Autoplay trailers on Netflix are, if you believe the internet, a scourge upon humanity itself. Someone even actually started a Twitter feed to protest them. Despite this serious hate, Netflix execs have ignored user pleas to either get rid of the feature or offer the ability to turn it off. But no longer: As of today, you can now disable those pesky autoplay trailers with a couple clicks.
In a tweet Thursday, Netflix admitted it had heard the complaints from subscribers who didn’t appreciate seeing a Sex Education preview while scrolling around for a movie to watch with the kids. “Some people find this feature helpful.
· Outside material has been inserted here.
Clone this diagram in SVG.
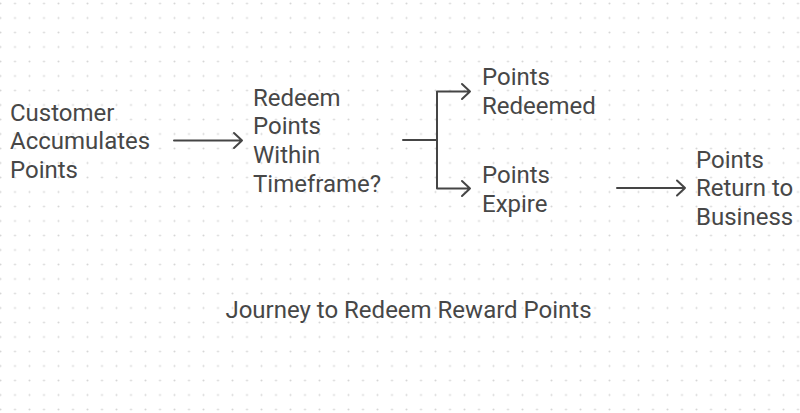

Others not so much,” the streamer said. “We’ve heard the feedback loud and clear — and members can now control whether or not they see autoplay previews on Netflix.” The tweet included a link to instructions on how to disable autoplay trailers and, for good measure, how to turn off the automatic playing of additional episodes or series while watching something on the service. (Netflix has offered the ability to disable autoplay between episodes for years.)
A Netflix source says the ability to disable autoplay trailers is now available to all users in all countries, effective immediately. If you opt out of autoplay, it’ll kill trailers on all devices and platforms, including phones and tablets. It does not apply to those previews that start when you select a title yourself.
While Netflix has been fielding complaints about the insta-trailers, execs insisted many users appreciated the feature since it gave them immediate details about a movie or series, in some ways duplicating the experience of channel surfing on linear TV. Not explicitly stated was that Netflix likely views autoplay previews as a marketing tool — a way to quickly hook viewers on to a new piece of programming they might otherwise skip. (The company spends a ton of time and energy designing the static tiles for each title on the service, offering different artwork for different users.)
But as much as Netflix’s marketing and product execs love autoplay previews, the company may have realized it was alienating users who find the feature distracting and pushy. It seems logical to theorize that a data-driven company such as Netflix saw enough survey results from members who loathed the feature that refusing to let them opt out was costing more in goodwill — and time spent watching — than whatever promotional benefits it accrued from making the feature mandatory.